All student-athletes transferring to Baylor University should
undergo criminal background checks and allow access to records of
disciplinary actions at previous colleges, a task force said
Monday.

Several recruiting policy recommendations were made by the Waco
university's task force, formed to address NCAA violations and
other problems discovered last summer after Baylor basketball
player Patrick Dennehy was killed. His former teammate, Carlton
Dotson, was charged with murder and is jailed in Waco awaiting an
August trial.

Dennehy and Dotson transferred to Baylor in the summer of 2002,
but Baylor officials said there's no way to predict what would have
happened if the policies had been in place.

The task force also recommended requiring all prospective
student-athletes -- incoming freshmen as well as transfers -- to
provide three character references. The references must use a
Baylor form designed to evaluate social decision making, peer group
interactions, dependability, self-discipline and contributions to
the community.

"With the successful implementation of these measures, we
certainly think we can avoid any type of situation that is going to
cause embarrassment to Baylor," said Ian McCaw, Baylor's athletic
director since September. "This really demonstrates a commitment
to the student-athletes' welfare and success."

Also for the first time, a committee appointed by Baylor's
president would review the reference and background information on
prospective transfers before they are accepted.

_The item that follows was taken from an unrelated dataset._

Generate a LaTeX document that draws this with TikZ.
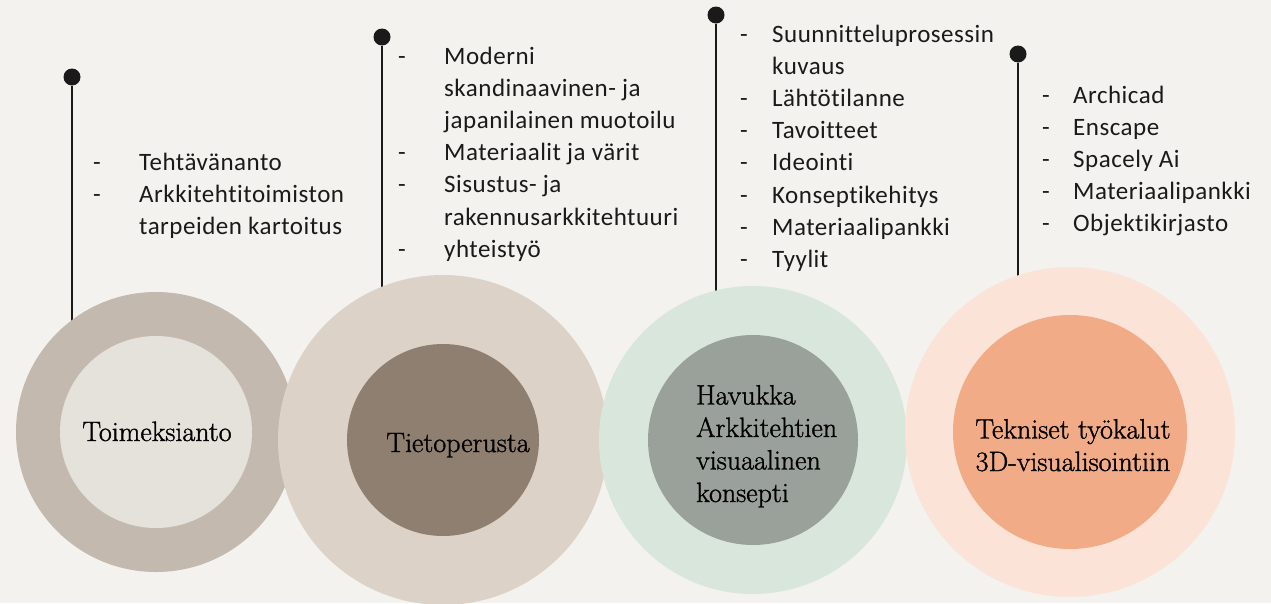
\documentclass[tikz,border=0pt]{standalone}
\usepackage{fontspec}
\newfontfamily\listfont[Ligatures={NoCommon},LetterSpace=2]{Carlito}
\newfontfamily\titlefont[FakeBold=1.2]{Latin Modern Roman}
\definecolor{bg}{HTML}{F3F2EE}
\definecolor{oA}{HTML}{C4B9AF}\definecolor{iA}{HTML}{E5E2DC}
\definecolor{oB}{HTML}{DDD2C8}\definecolor{iB}{HTML}{8E7F70}
\definecolor{oC}{HTML}{D9E6DC}\definecolor{iC}{HTML}{9AA19A}
\definecolor{oD}{HTML}{FBE3D7}\definecolor{iD}{HTML}{F1AB86}
\definecolor{ink}{HTML}{1A1A1A}
\begin{document}
\begin{tikzpicture}[x=1pt,y=-1pt,
  disc/.style={circle,inner sep=0pt,draw=none},
  pin/.style={circle,fill=ink,inner sep=0pt,minimum size=17pt},
  stem/.style={draw=ink,line width=1.4pt},
  title/.style={inner sep=0pt,font=\titlefont\fontsize{28}{32.5}\selectfont,text=black},
  items/.style={inner sep=0pt,anchor=base west,font=\listfont\fontsize{25}{32.2}\selectfont,text=ink}]
\fill[bg] (0,0) rectangle (1271,603);
\useasboundingbox (0,0) rectangle (1271,603);
% pins
\node[pin] (p1) at (72,77) {};
\node[pin] (p2) at (382,37) {};
\node[pin] (p3) at (716,15) {};
\node[pin] (p4) at (1018,54) {};
% circle centres
\coordinate (k1) at (156,432);
\coordinate (k2) at (443,440);
\coordinate (k3) at (753,440);
\coordinate (k4) at (1070,432);
\draw[stem] (p1) -- (p1 |- k1);
\draw[stem] (p2) -- (p2 |- k2);
\draw[stem] (p3) -- (p3 |- k3);
\draw[stem] (p4) -- (p4 |- k4);
% circles
\node[disc,fill=oA,minimum size=280pt] (o1) at (k1) {};
\node[disc,fill=iA,minimum size=192pt] (i1) at (k1) {};
\node[disc,fill=oB,minimum size=330pt] (o2) at (k2) {};
\node[disc,fill=iB,minimum size=192pt] (i2) at (k2) {};
\node[disc,fill=oC,minimum size=308pt] (o3) at (k3) {};
\node[disc,fill=iC,minimum size=210pt] (i3) at (k3) {};
\node[disc,fill=oD,minimum size=330pt] (o4) at (k4) {};
\node[disc,fill=iD,minimum size=234pt] (i4) at (k4) {};
% titles (base anchor = last line)
\node[title,anchor=base] (t1) at (157,441) {Toimeksianto};
\node[title,anchor=base] (t2) at (458,452) {Tietoperusta};
\node[title,anchor=base west,align=left] (t3) at (696,502) {Havukka\\Arkkitehtien\\visuaalinen\\konsepti};
\node[title,anchor=base,align=center] (t4) at (1073,471) {Tekniset työkalut\\3D-visualisointiin};
% lists
\node[items] (l1) at (93,170) {\begin{tabular}[t]{@{}p{46pt}@{}l@{}}-&Tehtävänanto\\-&Arkkitehtitoimiston\\&tarpeiden kartoitus\end{tabular}};
\node[items] (l2) at (398,64) {\begin{tabular}[t]{@{}p{46pt}@{}l@{}}-&Moderni\\&skandinaavinen- ja\\&japanilainen muotoilu\\-&Materiaalit ja värit\\-&Sisustus- ja\\&rakennusarkkitehtuuri\\-&yhteistyö\end{tabular}};
\node[items] (l3) at (740,42) {\begin{tabular}[t]{@{}p{32pt}@{}l@{}}-&Suunnitteluprosessin\\&kuvaus\\-&Lähtötilanne\\-&Tavoitteet\\-&Ideointi\\-&Konseptikehitys\\-&Materiaalipankki\\-&Tyylit\end{tabular}};
\node[items] (l4) at (1042,103) {\begin{tabular}[t]{@{}p{31pt}@{}l@{}}-&Archicad\\-&Enscape\\-&Spacely Ai\\-&Materiaalipankki\\-&Objektikirjasto\end{tabular}};
\end{tikzpicture}
\end{document}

Information on
freshmen would be reviewed by the athletic department.

Baylor's president, Robert Sloan, is expected to approve the
recommendations. They would be implemented gradually, starting with
recruits for 2005-06 in one men's sport and one women's. The school
hasn't decided which sports.

The 6-foot-10 Dennehy played two years at the University of New
Mexico, where his sophomore season was clouded by problems. During
a game in 2002 Dennehy shoved a teammate, kicked over a chair and
stalked off to the locker room.

Because of NCAA eligibility rules, Dennehy sat out the 2002-03
season at Baylor, the world's largest Baptist university with
nearly 14,000 students.

Dotson, a 6-foot-7 transfer from Paris Junior College in East
Texas, was eligible to play at Baylor but his role on the team
steadily decreased. By the end of the 2002-03 season, he and
then-coach Dave Bliss agreed that Dotson should play elsewhere, and
his scholarship was dropped.

Dennehy's body was found in a field near campus in July after he
had been missing about six weeks. He had been shot twice in the
head, according to an autopsy report.

Dotson was arrested a few days before his friend was found, but
authorities won't say if he led them to Dennehy's body. Dotson's
attorneys say they have not decided whether to seek an insanity
defense.

In August, Bliss and athletic director Tom Stanton resigned amid
revelations that Bliss paid up to $40,000 for two players' tuition,
and that staff members did not properly report some athletes'
failed drug tests.

The task force was formed in March at the suggestion of an
internal investigative committee, which submitted its findings to
the NCAA in February after a seven-month probe.

That committee came up with self-imposed sanctions, including
reduced scholarships, an extra year of probation and reduced
contact between coaches and recruits. The school had already banned
itself from postseason play this season.

Also Monday, the task force said Baylor should maintain its
current academic requirements for student-athletes, saying the
standards already are higher than NCAA regulations.